SEATTLE -- Ken Hansen, who spent three decades trying to convince the US government that the Samish Indian Nation wasn't extinct and deserved treaty fishing rights, has died, tribal officials said.
Mr. Hansen, 53, who was diabetic and had heart problems and other chronic illnesses, died Wednesday.
He was Samish tribal chairman several times and retired from leadership in October because of his failing health, said Thomas Wooten, who succeeded Mr. Hansen as chairman.
``The tribe is noted for its tenacity and doggedness on issues. That's his legacy," Wooten said Thursday.
Mr. Hansen gained attention in the 1980s when he petitioned the Fish and Wildlife Service for listing under the Endangered Species Act, noting that his San Juan Islands-area tribe and several others had been dropped from a tribe list prepared by a Bureau of Indian Affairs clerk in 1969.

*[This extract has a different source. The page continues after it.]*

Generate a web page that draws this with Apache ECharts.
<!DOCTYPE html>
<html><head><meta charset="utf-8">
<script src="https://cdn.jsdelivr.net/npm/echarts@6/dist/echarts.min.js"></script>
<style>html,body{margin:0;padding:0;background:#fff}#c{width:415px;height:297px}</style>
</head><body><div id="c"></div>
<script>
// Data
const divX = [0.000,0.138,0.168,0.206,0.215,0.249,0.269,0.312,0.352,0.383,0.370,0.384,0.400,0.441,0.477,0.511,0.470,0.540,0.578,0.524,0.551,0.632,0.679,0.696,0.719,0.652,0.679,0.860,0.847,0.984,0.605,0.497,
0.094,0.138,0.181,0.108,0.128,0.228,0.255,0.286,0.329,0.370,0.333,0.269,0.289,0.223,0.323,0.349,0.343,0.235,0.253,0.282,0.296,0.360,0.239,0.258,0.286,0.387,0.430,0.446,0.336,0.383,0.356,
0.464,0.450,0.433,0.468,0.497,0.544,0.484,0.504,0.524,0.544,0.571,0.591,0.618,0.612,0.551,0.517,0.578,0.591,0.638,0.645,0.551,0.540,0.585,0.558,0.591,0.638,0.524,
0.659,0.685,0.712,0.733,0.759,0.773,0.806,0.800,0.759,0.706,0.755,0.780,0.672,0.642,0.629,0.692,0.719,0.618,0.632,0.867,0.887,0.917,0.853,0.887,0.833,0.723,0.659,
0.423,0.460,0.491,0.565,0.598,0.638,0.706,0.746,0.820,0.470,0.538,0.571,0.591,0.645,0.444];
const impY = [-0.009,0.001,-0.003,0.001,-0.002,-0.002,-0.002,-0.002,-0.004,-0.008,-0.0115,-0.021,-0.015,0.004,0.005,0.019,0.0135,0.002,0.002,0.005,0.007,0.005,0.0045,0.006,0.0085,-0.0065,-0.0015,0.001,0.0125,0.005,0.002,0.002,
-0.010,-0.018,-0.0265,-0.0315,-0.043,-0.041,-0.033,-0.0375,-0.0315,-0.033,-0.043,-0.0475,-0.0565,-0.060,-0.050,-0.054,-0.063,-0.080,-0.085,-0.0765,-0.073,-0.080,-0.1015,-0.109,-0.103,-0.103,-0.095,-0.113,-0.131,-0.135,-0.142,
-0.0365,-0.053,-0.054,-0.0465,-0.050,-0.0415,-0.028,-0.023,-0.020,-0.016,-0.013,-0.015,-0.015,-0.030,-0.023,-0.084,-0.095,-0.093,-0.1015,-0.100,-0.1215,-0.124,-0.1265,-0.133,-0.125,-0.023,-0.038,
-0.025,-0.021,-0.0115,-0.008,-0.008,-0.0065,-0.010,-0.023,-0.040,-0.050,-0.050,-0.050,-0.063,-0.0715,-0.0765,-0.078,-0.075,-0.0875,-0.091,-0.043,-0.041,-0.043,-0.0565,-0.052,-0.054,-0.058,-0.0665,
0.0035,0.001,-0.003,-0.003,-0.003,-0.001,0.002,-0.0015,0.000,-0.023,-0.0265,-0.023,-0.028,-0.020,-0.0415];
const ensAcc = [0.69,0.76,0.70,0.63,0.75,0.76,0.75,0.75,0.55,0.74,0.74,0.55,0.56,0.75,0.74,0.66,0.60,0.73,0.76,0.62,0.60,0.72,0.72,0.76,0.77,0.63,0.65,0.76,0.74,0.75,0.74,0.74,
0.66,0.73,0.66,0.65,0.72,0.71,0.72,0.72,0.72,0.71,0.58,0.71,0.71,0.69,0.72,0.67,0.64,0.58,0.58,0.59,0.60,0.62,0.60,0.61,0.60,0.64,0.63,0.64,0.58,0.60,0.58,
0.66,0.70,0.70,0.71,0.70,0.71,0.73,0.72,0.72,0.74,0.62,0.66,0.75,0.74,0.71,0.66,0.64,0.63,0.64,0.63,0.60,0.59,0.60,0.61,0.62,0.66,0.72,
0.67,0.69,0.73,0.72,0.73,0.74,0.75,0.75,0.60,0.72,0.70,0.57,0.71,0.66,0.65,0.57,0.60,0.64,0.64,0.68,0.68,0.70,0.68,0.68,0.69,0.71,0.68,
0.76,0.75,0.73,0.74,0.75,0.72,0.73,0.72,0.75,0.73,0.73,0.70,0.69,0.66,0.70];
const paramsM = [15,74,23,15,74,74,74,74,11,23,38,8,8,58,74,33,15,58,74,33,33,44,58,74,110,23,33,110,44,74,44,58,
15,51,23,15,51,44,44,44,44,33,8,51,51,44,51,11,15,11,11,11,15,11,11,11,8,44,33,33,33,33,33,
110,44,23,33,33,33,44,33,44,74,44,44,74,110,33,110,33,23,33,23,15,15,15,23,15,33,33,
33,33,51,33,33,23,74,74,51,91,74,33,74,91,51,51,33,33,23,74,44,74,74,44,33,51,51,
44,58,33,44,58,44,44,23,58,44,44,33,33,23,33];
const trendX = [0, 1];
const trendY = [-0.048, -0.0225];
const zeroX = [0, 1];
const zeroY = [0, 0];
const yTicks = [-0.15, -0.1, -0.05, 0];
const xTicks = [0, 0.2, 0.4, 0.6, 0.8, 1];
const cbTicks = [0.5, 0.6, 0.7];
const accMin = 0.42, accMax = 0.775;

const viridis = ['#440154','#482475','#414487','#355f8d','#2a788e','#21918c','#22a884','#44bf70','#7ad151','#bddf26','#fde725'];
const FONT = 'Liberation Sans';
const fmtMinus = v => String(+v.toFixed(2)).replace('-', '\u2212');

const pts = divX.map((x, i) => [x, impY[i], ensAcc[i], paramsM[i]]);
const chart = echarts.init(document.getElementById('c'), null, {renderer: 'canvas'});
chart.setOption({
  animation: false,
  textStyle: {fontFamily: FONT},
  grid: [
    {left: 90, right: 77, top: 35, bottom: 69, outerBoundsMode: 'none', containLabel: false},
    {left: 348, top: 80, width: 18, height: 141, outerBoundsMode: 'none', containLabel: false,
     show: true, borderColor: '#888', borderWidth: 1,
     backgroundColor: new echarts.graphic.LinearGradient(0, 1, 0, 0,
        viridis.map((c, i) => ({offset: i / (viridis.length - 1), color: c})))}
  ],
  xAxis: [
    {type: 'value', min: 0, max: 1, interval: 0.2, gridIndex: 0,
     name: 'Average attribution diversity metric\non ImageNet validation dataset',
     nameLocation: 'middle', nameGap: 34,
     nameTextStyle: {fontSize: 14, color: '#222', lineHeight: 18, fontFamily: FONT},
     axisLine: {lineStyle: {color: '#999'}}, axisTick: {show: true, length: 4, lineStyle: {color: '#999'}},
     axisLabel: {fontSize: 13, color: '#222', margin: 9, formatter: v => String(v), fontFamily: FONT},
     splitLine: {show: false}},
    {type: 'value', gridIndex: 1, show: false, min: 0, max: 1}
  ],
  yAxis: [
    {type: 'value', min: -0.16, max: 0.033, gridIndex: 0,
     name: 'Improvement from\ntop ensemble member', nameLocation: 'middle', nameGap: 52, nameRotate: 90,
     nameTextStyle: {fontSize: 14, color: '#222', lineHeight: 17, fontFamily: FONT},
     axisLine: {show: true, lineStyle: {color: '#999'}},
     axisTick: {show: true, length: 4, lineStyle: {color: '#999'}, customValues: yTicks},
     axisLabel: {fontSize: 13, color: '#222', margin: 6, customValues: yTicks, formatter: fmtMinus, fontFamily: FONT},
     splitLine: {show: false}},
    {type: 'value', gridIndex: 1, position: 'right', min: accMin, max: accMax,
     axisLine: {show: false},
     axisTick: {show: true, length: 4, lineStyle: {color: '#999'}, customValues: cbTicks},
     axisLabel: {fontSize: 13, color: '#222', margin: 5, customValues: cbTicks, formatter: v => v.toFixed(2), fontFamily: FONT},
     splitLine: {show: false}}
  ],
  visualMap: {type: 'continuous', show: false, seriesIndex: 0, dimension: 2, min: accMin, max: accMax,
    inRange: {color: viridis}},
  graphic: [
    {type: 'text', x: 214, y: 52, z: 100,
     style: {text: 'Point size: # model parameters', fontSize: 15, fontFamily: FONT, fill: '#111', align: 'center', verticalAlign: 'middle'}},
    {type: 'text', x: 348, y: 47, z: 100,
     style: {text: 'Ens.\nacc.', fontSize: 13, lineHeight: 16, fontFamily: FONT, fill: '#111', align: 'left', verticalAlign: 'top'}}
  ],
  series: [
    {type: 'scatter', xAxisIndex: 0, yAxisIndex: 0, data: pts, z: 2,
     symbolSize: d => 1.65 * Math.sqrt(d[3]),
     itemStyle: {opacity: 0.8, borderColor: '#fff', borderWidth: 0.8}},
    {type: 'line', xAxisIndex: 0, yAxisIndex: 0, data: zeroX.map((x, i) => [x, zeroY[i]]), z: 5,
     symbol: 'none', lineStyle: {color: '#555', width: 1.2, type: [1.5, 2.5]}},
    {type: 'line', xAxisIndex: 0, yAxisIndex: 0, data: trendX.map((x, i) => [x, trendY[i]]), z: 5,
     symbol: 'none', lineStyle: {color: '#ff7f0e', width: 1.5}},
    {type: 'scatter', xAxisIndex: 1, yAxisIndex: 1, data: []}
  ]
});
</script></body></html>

``The whole concept of a bureaucrat in Washington, D.C., telling Indian people that they are not Indians or that they are extinct as a tribe is incredible," Mr. Hansen told the Seattle Post-Intelligence in a 1992 interview. ``It's racist and it's political genocide."
``How do you lose an Indian tribe?" he said.

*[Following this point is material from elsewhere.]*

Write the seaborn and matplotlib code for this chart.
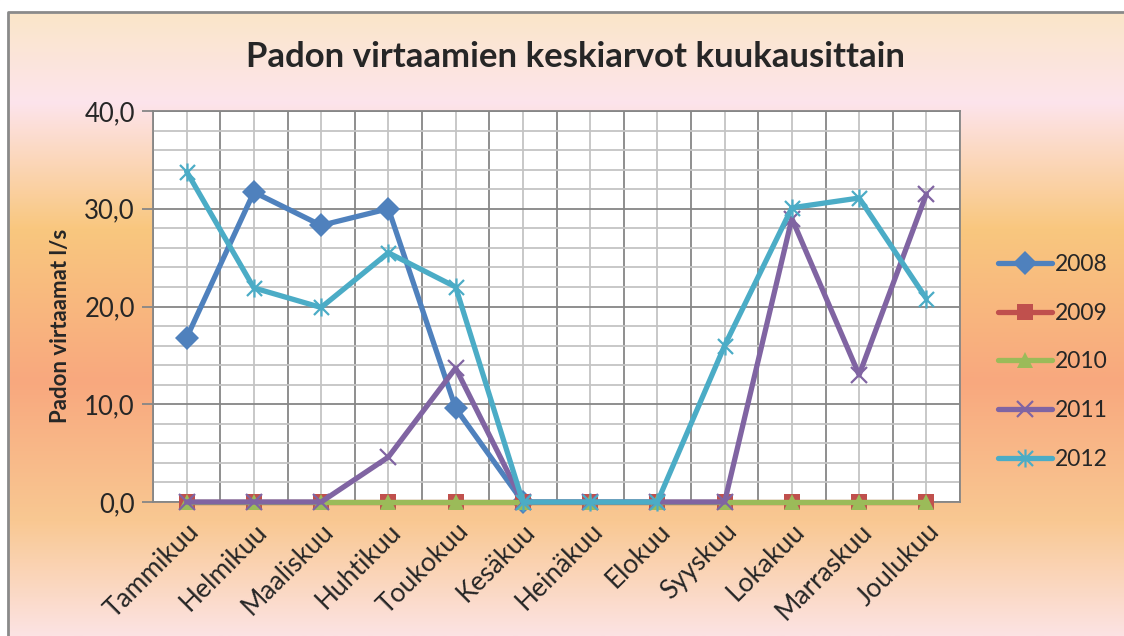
import numpy as np
import pandas as pd
import matplotlib
matplotlib.use("Agg")
import matplotlib.pyplot as plt
from matplotlib.path import Path
from matplotlib.patches import Rectangle
from matplotlib.colors import LinearSegmentedColormap
from matplotlib.ticker import MultipleLocator, FixedLocator, FuncFormatter
import seaborn as sns

months = ["Tammikuu", "Helmikuu", "Maaliskuu", "Huhtikuu", "Toukokuu", "Kesäkuu",
          "Heinäkuu", "Elokuu", "Syyskuu", "Lokakuu", "Marraskuu", "Joulukuu"]
years = ["2008", "2009", "2010", "2011", "2012"]
v2008 = [16.8, 31.7, 28.3, 30.0, 9.6, 0.0, np.nan, np.nan, np.nan, np.nan, np.nan, np.nan]
v2009 = [0.0] * 12
v2010 = [0.0] * 12
v2011 = [0.0, 0.0, 0.0, 4.6, 13.7, 0.0, 0.0, 0.0, 0.0, 29.0, 13.0, 31.5]
v2012 = [33.8, 21.9, 19.9, 25.5, 22.0, 0.0, 0.0, 0.0, 16.0, 30.1, 31.1, 20.8]
series = [v2008, v2009, v2010, v2011, v2012]

title = "Padon virtaamien keskiarvot kuukausittain"
ylabel = "Padon virtaamat l/s"

sns.set_theme(style="white")
plt.rcParams["font.family"] = ["Lato", "DejaVu Sans"]

colors = ["#4F81BD", "#C0504D", "#9BBB59", "#8064A2", "#4BACC6"]
asterisk = Path([(-1, -1), (1, 1), (-1, 1), (1, -1), (0, -1.2), (0, 1.2)],
                [Path.MOVETO, Path.LINETO, Path.MOVETO, Path.LINETO, Path.MOVETO, Path.LINETO])
markers = ["D", "s", "^", "x", asterisk]
msizes = [12, 11, 12, 12, 13]

fig = plt.figure(figsize=(11.24, 6.36), dpi=100)

# background gradient
bg = fig.add_axes([0, 0, 1, 1], zorder=-10)
cmap = LinearSegmentedColormap.from_list("bg", [
    (0.0, "#FAE6C4"), (0.16, "#FDE4EC"), (0.36, "#F9C77E"),
    (0.60, "#F8A87E"), (0.82, "#F9C892"), (1.0, "#FCE3E3")])
grad = np.linspace(0, 1, 256).reshape(-1, 1)
bg.imshow(grad, aspect="auto", cmap=cmap, extent=[0, 1, 0, 1], origin="upper")
bg.add_patch(Rectangle((0, 0.981), 1, 0.019, color="white", transform=bg.transAxes, zorder=2))
bg.add_patch(Rectangle((0, 0), 0.007, 1, color="white", transform=bg.transAxes, zorder=2))
bg.plot([0.0075, 0.0075, 1.0], [0.0, 0.981, 0.981], color="#8A8A8A", lw=2, transform=bg.transAxes, zorder=3)
bg.set_xlim(0, 1); bg.set_ylim(0, 1)
bg.axis("off")

ax = fig.add_axes([153 / 1124, 1 - 502 / 636, 807 / 1124, 391 / 636])
ax.set_facecolor("white")

x = np.arange(len(months))
rows = []
for yr, vals in zip(years, series):
    for xi, v in zip(x, vals):
        rows.append({"x": xi, "value": v, "year": yr})
df = pd.DataFrame(rows)

for i, yr in enumerate(years):
    d = df[df["year"] == yr].dropna()
    sns.lineplot(data=d, x="x", y="value", ax=ax, color=colors[i], lw=3.8,
                 marker=markers[i], markersize=msizes[i], markeredgewidth=1.6 if i >= 3 else 0,
                 markeredgecolor=colors[i], label=yr, clip_on=False, zorder=5 + i,
                 solid_capstyle="round")

ax.set_xlim(-0.5, 11.5)
ax.set_ylim(0, 40)
ax.yaxis.set_major_locator(MultipleLocator(10))
ax.yaxis.set_minor_locator(MultipleLocator(2))
ax.yaxis.set_major_formatter(FuncFormatter(lambda v, p: f"{v:.1f}".replace(".", ",")))
ax.xaxis.set_major_locator(FixedLocator(x))
ax.xaxis.set_minor_locator(FixedLocator(np.arange(-0.5, 12, 1)))
ax.set_xticklabels(months, rotation=45, ha="right", rotation_mode="anchor", fontsize=19)

ax.yaxis.grid(True, which="major", color="#868686", lw=1.3, zorder=0)
ax.yaxis.grid(True, which="minor", color="#C4C4C4", lw=1.3, zorder=0)
ax.xaxis.grid(True, which="minor", color="#868686", lw=1.3, zorder=0)
ax.xaxis.grid(True, which="major", color="#C4C4C4", lw=1.3, zorder=0)
ax.set_axisbelow(True)

ax.tick_params(axis="y", which="major", length=8, width=1.3, color="#868686", labelsize=18.5, pad=5, left=True)
ax.tick_params(axis="y", which="minor", length=0)
ax.tick_params(axis="x", which="both", length=0, pad=12)
for s in ax.spines.values():
    s.set_color("#868686")
    s.set_linewidth(1.3)

ax.set_xlabel("")
ax.set_ylabel(ylabel, fontsize=16, fontweight="bold")
ax.yaxis.set_label_coords((71 - 153) / 807, (502 - 326) / 391)
fig.text(575 / 1124, 1 - 57 / 636, title, ha="center", va="center", fontsize=25, fontweight="bold")

leg = ax.legend(loc="center left", bbox_to_anchor=(998 / 1124, 1 - 362 / 636),
                bbox_transform=fig.transFigure, frameon=False, fontsize=16.5,
                handlelength=2.35, labelspacing=1.22, handletextpad=0.15,
                borderpad=0, borderaxespad=0)

fig.savefig("out.png", dpi=100)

The Samish, which were federally recognized under the 1855 Treaty of Point Elliott, were also excluded in a federal judge's 1974 ruling on allocation of fishing rights.
Thirty years later, in January 2005, a federal appeals court panel helped clear the way for the Samish tribe to acquire a share of the Washington state salmon catch.

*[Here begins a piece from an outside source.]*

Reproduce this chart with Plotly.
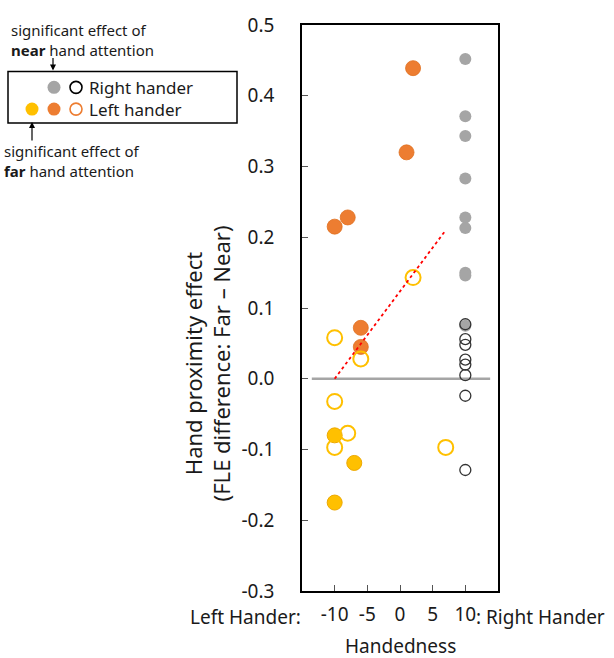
import plotly.graph_objects as go

FONT = "Noto Sans"

# ---- data ----
right_near_x = [10, 10, 10, 10, 10, 10, 10, 10, 10]
right_near_y = [0.452, 0.371, 0.343, 0.283, 0.228, 0.213, 0.150, 0.146, 0.075]

right_ns_x = [10, 10, 10, 10, 10, 10, 10, 10]
right_ns_y = [0.077, 0.056, 0.048, 0.027, 0.020, 0.005, -0.024, -0.129]

left_near_x = [2, 1, -10, -8, -6, -6]
left_near_y = [0.439, 0.320, 0.215, 0.228, 0.072, 0.045]

left_ns_x = [2, -10, -6, -10, -8, -10, 7]
left_ns_y = [0.143, 0.058, 0.028, -0.032, -0.077, -0.097, -0.097]

left_far_x = [-10, -7, -10]
left_far_y = [-0.080, -0.119, -0.175]

fit_x = [-10, 7]
fit_y = [0.0, 0.21]

zero_x = [-13.5, 13.8]
zero_y = [0.0, 0.0]

x_ticks = [-10, -5, 0, 5, 10]
x_ticktext = ["-10", "-5", "0", "5", "10"]
y_ticks = [-0.3, -0.2, -0.1, 0.0, 0.1, 0.2, 0.3, 0.4, 0.5]
y_ticktext = ["-0.3", "-0.2", "-0.1", "0.0", "0.1", "0.2", "0.3", "0.4", "0.5"]

ORANGE = "#ED7D31"
GOLD = "#FFC000"
GRAY = "#A5A5A5"
TXT = "#1a1a1a"

fig = go.Figure()

fig.add_trace(go.Scatter(x=zero_x, y=zero_y, mode="lines",
                         line=dict(color=GRAY, width=2.5), hoverinfo="skip"))
fig.add_trace(go.Scatter(x=right_near_x, y=right_near_y, mode="markers",
                         marker=dict(size=12, color=GRAY, line=dict(width=0))))
fig.add_trace(go.Scatter(x=right_ns_x, y=right_ns_y, mode="markers",
                         marker=dict(size=11, color="rgba(0,0,0,0)",
                                     line=dict(width=1.3, color="#333333"))))
fig.add_trace(go.Scatter(x=left_near_x, y=left_near_y, mode="markers",
                         marker=dict(size=15, color=ORANGE, line=dict(width=0.8, color="#E07020"))))
fig.add_trace(go.Scatter(x=left_far_x, y=left_far_y, mode="markers",
                         marker=dict(size=15, color=GOLD, line=dict(width=1, color="#EDA800"))))
fig.add_trace(go.Scatter(x=left_ns_x, y=left_ns_y, mode="markers",
                         marker=dict(size=15, color="rgba(0,0,0,0)",
                                     line=dict(width=2, color=GOLD))))
fig.add_trace(go.Scatter(x=fit_x, y=fit_y, mode="lines",
                         line=dict(color="#FF0000", width=1.8, dash="dot")))

# plot area in pixels
L, R, T, B = 302, 498, 19, 591
W, H = 614, 658


def px(p):
    return (p - L) / (R - L)


def py(p):
    return (B - p) / (B - T)


shapes = []
# legend box
shapes.append(dict(type="rect", xref="paper", yref="paper",
                   x0=px(8), x1=px(237), y0=py(118), y1=py(66),
                   line=dict(color="black", width=1.5), fillcolor="rgba(0,0,0,0)"))


def circ(cx, cy, d, fill, line_color, lw):
    return dict(type="circle", xref="paper", yref="paper",
                xsizemode="pixel", ysizemode="pixel",
                xanchor=px(cx), yanchor=py(cy),
                x0=-d / 2, x1=d / 2, y0=-d / 2, y1=d / 2,
                fillcolor=fill, line=dict(color=line_color, width=lw))


shapes.append(circ(54, 82, 13, GRAY, GRAY, 0))
shapes.append(circ(76, 82, 12, "rgba(0,0,0,0)", "black", 1.6))
shapes.append(circ(32, 104, 13, GOLD, GOLD, 0))
shapes.append(circ(54, 104, 13, ORANGE, ORANGE, 0))
shapes.append(circ(76, 104, 12, "rgba(0,0,0,0)", ORANGE, 1.6))

annotations = []


def ann(text, x, y, size, xanchor="left", yanchor="middle", **kw):
    annotations.append(dict(text=text, xref="paper", yref="paper",
                            x=px(x), y=py(y), xanchor=xanchor, yanchor=yanchor,
                            showarrow=False, font=dict(family=FONT, size=size, color=TXT),
                            **kw))


ann("Right hander<br>Left hander", 87, 93, 17, align="left")
ann("significant effect of<br><b>near</b> hand attention", 9, 34, 15, align="left")
ann("significant effect of<br><b>far</b> hand attention", 2, 156, 15, align="left")

# arrows (tail offsets in pixels)
annotations.append(dict(xref="paper", yref="paper",
                        x=px(53), y=py(65), ax=0, ay=-14, text="",
                        showarrow=True, arrowhead=2, arrowsize=1, arrowwidth=1.2,
                        arrowcolor="black"))
annotations.append(dict(xref="paper", yref="paper",
                        x=px(32), y=py(117), ax=0, ay=20, text="",
                        showarrow=True, arrowhead=2, arrowsize=1, arrowwidth=1.2,
                        arrowcolor="black"))

# axis word labels
ann("Left Hander:", 303, 617, 19, xanchor="right")
ann(": Right Hander", 474, 617, 19, xanchor="left")
ann("Handedness", 400, 647, 19, xanchor="center")
ann("Hand proximity effect<br>(FLE difference: Far – Near)", 207, 361, 22,
    xanchor="center", textangle=-90)

fig.update_layout(
    width=W, height=H,
    margin=dict(l=L, r=W - R, t=T, b=H - B),
    paper_bgcolor="white", plot_bgcolor="white",
    showlegend=False,
    font=dict(family=FONT, size=19, color=TXT),
    shapes=shapes, annotations=annotations,
    xaxis=dict(range=[-15, 15], tickvals=x_ticks, ticktext=x_ticktext,
               ticks="inside", ticklen=6, tickcolor="#555555",
               showline=True, linecolor="black", linewidth=1.5, mirror=True,
               showgrid=False, zeroline=False, ticklabelstandoff=5,
               tickfont=dict(family=FONT, size=19, color=TXT)),
    yaxis=dict(range=[-0.3, 0.5], tickvals=y_ticks, ticktext=y_ticktext,
               ticks="inside", ticklen=6, tickcolor="#555555",
               showline=True, linecolor="black", linewidth=1.5, mirror=True,
               showgrid=False, zeroline=False, ticklabelstandoff=22,
               tickfont=dict(family=FONT, size=19, color=TXT)),
)

fig.write_html("out.html")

``My only regret is that he won't be there to see us prevail on the treaty rights case" and on the tribe's appeal for compensation for the years when it was delisted, Wooten said.
Mr. Hansen also was known for his leadership among the small tribes of Washington state and worked for other tribes as a consultant and policy analyst, Wooten said.
Mr. Hansen grew up in the Seattle area and became active in tribal politics at age 18. He moved about 20 years ago to Anacortes.